Well Done – Obama and the Nobel Prize

When I think of Obama winning the Nobel Peace Prize, for which, after all, he didn’t audition, I think about that photograph of him with his feet up on a desk, and there’s a hole in one very worn shoe. This is someone who has stood up for himself and for the good of the human group for a long time, even though he’s still relatively young. I personally think all prizes are risky, they often come with strings, even if a “string” is just other people’s freedom to tell you how much you didn’t deserve to win. But this one is a timely confirmation of Obama’s dogged faith in humanity and more particularly, in Americans: that if talked to as if we have sense, we will, possibly, act sensibly. The Prize recognizes that we are at long last being guided by someone who deeply cares for us, wants us to have peace (though how to achieve it will take everyone’s best behavior and thought and a bit less blaming of the recently elected Commander) and who is, as he has stated, “not naive” about the politics of the world we live in and the frightening war machinery he has inherited.

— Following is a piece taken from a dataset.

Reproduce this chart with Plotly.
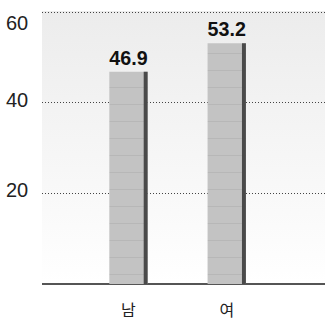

It’s healthy, I think, to face the reality that, having built so much war technology, our military may well be unable as well as disinclined to refrain from using it. War is big business, and, as one of our former presidents put it: the business of America is business. Still, the Nobel Peace Prize is confirmation that one’s peaceful intentions have been noted, and, as well, in Obama’s case, the deep inner peace that appears to be his very nature.